There it was again. That phrase. You loved us once. He'd said it last night, through the bathroom door. Said it like it was an undeniable fact instead of a distant memory I'd spent years trying to forget. The problem was, he wasn't wrong.
I had loved them once. When I was young and naive and didn't understand what they were. When Mason's smile made my heart race and Caleb's silent protection made me feel safe. When Leo's jokes made me laugh until my stomach hurt and Ethan's attention made me feel special.
I'd loved them with the pure, uncomplicated devotion of a child who didn't know any better. Then I'd grown up. Presented as an Omega. Seen the hunger in their eyes and understood exactly what they wanted from me. My mother had warned me.Had spent years telling me that Alphas couldn't be trusted, that they only wanted one thing, that I had to stay suppressed and independent and alone. I'd thought she was paranoid.
Now I knew she was right.
"I'm not eating this," I said, standing abruptly, the chair scraping against the floor. "I'm going back to the bedroom."
None of them moved to stop me. Through the bond, I felt their patience—vast and infuriating and completely unshakeable. They weren't worried. They should have been. I didn't go to the bedroom. I went to the bathroom instead, the only room with a lock, even if that lock was electronic and could be overridden at any moment. I turned the knob, heard the click of the mechanism engaging, and leaned against the door.
My heart was pounding. My head was starting to ache. The bond-separation symptoms were already kicking in, just from being in a different room. I didn't care. I needed space. Needed to breathe without their presence suffocating me.
I slid down the door until I was sitting on the cold tile floor, my knees drawn up to my chest. The bandage on my neck itched. Four bite marks, hidden beneath gauze. Four permanent reminders of what they'd taken from me.
Through the bond, I felt them. Mason's calm concern. Ethan's analytical interest. Leo's restless energy. Caleb felt like patience itself, like a mountain waiting for erosion to reshape it. They weren't worried because they knew this was temporary. They knew I'd have to come out eventually. They knew the bonds would punish me for hiding, would drive me back to them whether I wanted it or not.

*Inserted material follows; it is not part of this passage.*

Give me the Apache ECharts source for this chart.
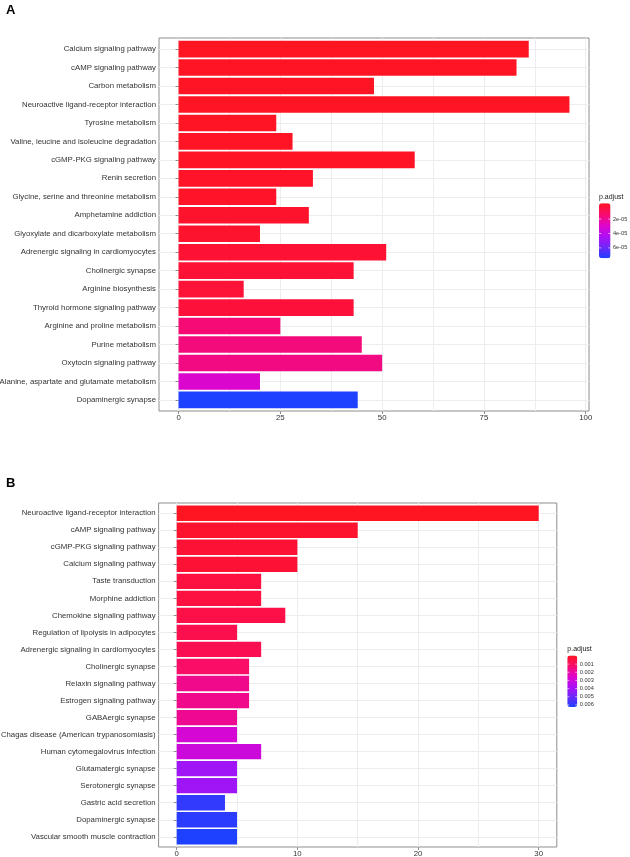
<!DOCTYPE html>
<html><head><meta charset="utf-8">
<script src="https://cdn.jsdelivr.net/npm/echarts@6/dist/echarts.min.js"></script>
<style>html,body{margin:0;padding:0;background:#fff}#c{width:630px;height:857px}</style>
</head><body><div id="c"></div>
<script>
// ---------- Panel A data ----------
const categoriesA = ['Calcium signaling pathway','cAMP signaling pathway','Carbon metabolism','Neuroactive ligand-receptor interaction','Tyrosine metabolism','Valine, leucine and isoleucine degradation','cGMP-PKG signaling pathway','Renin secretion','Glycine, serine and threonine metabolism','Amphetamine addiction','Glyoxylate and dicarboxylate metabolism','Adrenergic signaling in cardiomyocytes','Cholinergic synapse','Arginine biosynthesis','Thyroid hormone signaling pathway','Arginine and proline metabolism','Purine metabolism','Oxytocin signaling pathway','Alanine, aspartate and glutamate metabolism','Dopaminergic synapse'];
const countsA = [86,83,48,96,24,28,58,33,24,32,20,51,43,16,43,25,45,50,20,44];
const pAdjustA = [1.0e-7,2.0e-7,3.0e-7,3.0e-7,5.0e-7,6.0e-7,8.0e-7,1.2e-6,1.5e-6,2.0e-6,2.5e-6,3.5e-6,4.0e-6,4.5e-6,5.0e-6,1.6e-5,1.7e-5,1.8e-5,3.1e-5,7.25e-5];
const xTicksA = [0,25,50,75,100];
const xMinorA = [12.5,37.5,62.5,87.5];
const legendValuesA = [2e-5,4e-5,6e-5];
const legendLabelsA = ['2e-05','4e-05','6e-05'];

// ---------- Panel B data ----------
const categoriesB = ['Neuroactive ligand-receptor interaction','cAMP signaling pathway','cGMP-PKG signaling pathway','Calcium signaling pathway','Taste transduction','Morphine addiction','Chemokine signaling pathway','Regulation of lipolysis in adipocytes','Adrenergic signaling in cardiomyocytes','Cholinergic synapse','Relaxin signaling pathway','Estrogen signaling pathway','GABAergic synapse','Chagas disease (American trypanosomiasis)','Human cytomegalovirus infection','Glutamatergic synapse','Serotonergic synapse','Gastric acid secretion','Dopaminergic synapse','Vascular smooth muscle contraction'];
const countsB = [30,15,10,10,7,7,9,5,7,6,6,6,5,5,7,5,5,4,5,5];
const pAdjustB = [0.0001,0.0003,0.0004,0.0004,0.0006,0.0006,0.0007,0.0008,0.0009,0.0012,0.0017,0.0017,0.0018,0.0028,0.0030,0.0040,0.0040,0.0058,0.0059,0.0061];
const xTicksB = [0,10,20,30];
const xMinorB = [5,15,25];
const legendValuesB = [0.001,0.002,0.003,0.004,0.005,0.006];
const legendLabelsB = ['0.001','0.002','0.003','0.004','0.005','0.006'];

const colorStops = ['#FF1422','#F80C6C','#E005C8','#B00EF5','#6E28F8','#1E40FF'];
const FONT = '"Liberation Sans", Arial, sans-serif';

const chart = echarts.init(document.getElementById('c'), null, {renderer:'canvas'});

const option = {
  backgroundColor:'#fff',
  animation:false,
  grid:[], xAxis:[], yAxis:[], series:[], visualMap:[], graphic:[]
};

function addPanel(idx, cfg){
  const n = cfg.categories.length;
  const maxV = Math.max(...cfg.counts);
  const xmin = -0.05*maxV, xmax = maxV*1.05;
  option.grid.push({left:cfg.left, top:cfg.top, width:cfg.width, height:cfg.height,
    show:true, backgroundColor:'#fff', borderColor:'#8e8e8e', borderWidth:1, containLabel:false,
    outerBoundsMode:'none'});
  const yVals = cfg.categories.map((c,i)=>i+1);
  option.xAxis.push({type:'value', gridIndex:idx, min:xmin, max:xmax, position:'bottom',
    axisLine:{show:false},
    axisTick:{show:true, length:3, lineStyle:{color:'#8e8e8e'}, customValues:cfg.xTicks},
    axisLabel:{show:true, customValues:cfg.xTicks, margin:3, fontSize:7.8, color:'#333', fontFamily:FONT},
    splitLine:{show:false}});
  option.xAxis.push({type:'value', gridIndex:idx, min:xmin, max:xmax, position:'bottom',
    axisLine:{show:false}, axisLabel:{show:false},
    axisTick:{show:false, customValues:cfg.xTicks.concat(cfg.xMinor)},
    splitLine:{show:true, lineStyle:{color:'#ebedef', width:1}}});
  option.yAxis.push({type:'value', gridIndex:idx, min:0.4, max:n+0.6, inverse:true,
    axisLine:{show:false},
    axisTick:{show:true, length:3, lineStyle:{color:'#8e8e8e'}, customValues:yVals},
    axisLabel:{show:true, customValues:yVals, margin:3, fontSize:7.8, color:'#333', fontFamily:FONT,
      formatter:(v)=>cfg.categories[Math.round(v)-1]},
    splitLine:{show:true, lineStyle:{color:'#ebedef', width:1}}});
  const xi = idx*2;
  const data = cfg.counts.map((v,i)=>[v, i+1, cfg.p[i]]);
  option.series.push({type:'custom', xAxisIndex:xi, yAxisIndex:idx, data:data,
    encode:{x:0, y:1}, silent:true,
    renderItem:function(params, api){
      const v = api.value(0), k = api.value(1);
      const s = api.coord([0,k]);
      const e = api.coord([v,k]);
      const h = api.size([0,0.9])[1];
      return {type:'rect', shape:{x:s[0], y:s[1]-h/2, width:e[0]-s[0], height:h},
        style:{fill:api.visual('color')}};
    }});
  const minP = Math.min(...cfg.p), maxP = Math.max(...cfg.p);
  const L = cfg.legend;
  option.visualMap.push({type:'continuous', seriesIndex:idx, dimension:2, min:minP, max:maxP,
    inverse:true, orient:'vertical', left:L.x, top:L.y, itemWidth:L.w, itemHeight:L.h,
    padding:0, calculable:false, hoverLink:false, realtime:false,
    inRange:{color:colorStops}, textStyle:{color:'transparent', fontSize:1}});
  option.graphic.push({type:'text', left:L.x, top:L.y-10, silent:true,
    style:{text:'p.adjust', fontSize:7, fill:'#222', fontFamily:FONT}});
  const inset = L.h/40;
  cfg.legendValues.forEach((v,i)=>{
    const y = L.y + inset + (v-minP)/(maxP-minP)*(L.h-2*inset);
    option.graphic.push({type:'text', x:L.x+L.w+2.5, y:y, silent:true,
      style:{text:cfg.legendLabels[i], fontSize:5.6, fill:'#333', fontFamily:FONT, textVerticalAlign:'middle', verticalAlign:'middle'}});
    option.graphic.push({type:'line', silent:true, z:100, shape:{x1:L.x, y1:y, x2:L.x+L.w/5, y2:y}, style:{stroke:'#fff', lineWidth:0.6}});
    option.graphic.push({type:'line', silent:true, z:100, shape:{x1:L.x+L.w*4/5, y1:y, x2:L.x+L.w, y2:y}, style:{stroke:'#fff', lineWidth:0.6}});
  });
  option.graphic.push({type:'text', left:cfg.letter.x, top:cfg.letter.y, silent:true,
    style:{text:cfg.letter.t, fontSize:13, fontWeight:'bold', fill:'#000', fontFamily:FONT}});
}

addPanel(0, {categories:categoriesA, counts:countsA, p:pAdjustA, xTicks:xTicksA, xMinor:xMinorA,
  legendValues:legendValuesA, legendLabels:legendLabelsA,
  left:159, top:38, width:430, height:373,
  legend:{x:599, y:203.3, w:11.5, h:55}, letter:{t:'A', x:6, y:4}});
addPanel(1, {categories:categoriesB, counts:countsB, p:pAdjustB, xTicks:xTicksB, xMinor:xMinorB,
  legendValues:legendValuesB, legendLabels:legendLabelsB,
  left:158.6, top:503, width:398.2, height:344,
  legend:{x:567.3, y:655.5, w:10, h:51.5}, letter:{t:'B', x:6, y:477}});

chart.setOption(option);
</script></body></html>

They'd designed this cage so perfectly that I couldn't even rebel without hurting myself. I sat there for two hours. By the end, my head was splitting. Nausea rolled through me in waves. My hands were shaking, and my skin felt too tight, like something was trying to claw its way out from the inside.
Underneath all of it: the pull. The desperate, animal need to go to them. To let them hold me. To stop fighting and just give in.
I heard footsteps in the hallway. Heavy. Measured. Caleb. The lock clicked open, overridden from the outside, and the door swung inward. He stood in the doorway, massive and implacable, his broad shoulders blocking the light, his ice-blue eyes looking down at me with calm certainty.
"It's time for lunch," Caleb said, his deep voice rumbling through the small space, filling every corner.
"I'm not hungry," I replied, the words coming out weak and pathetic, my voice hoarse.
"I know," he acknowledged, his expression unchanging, his tone matter-of-fact. "But you're eating anyway."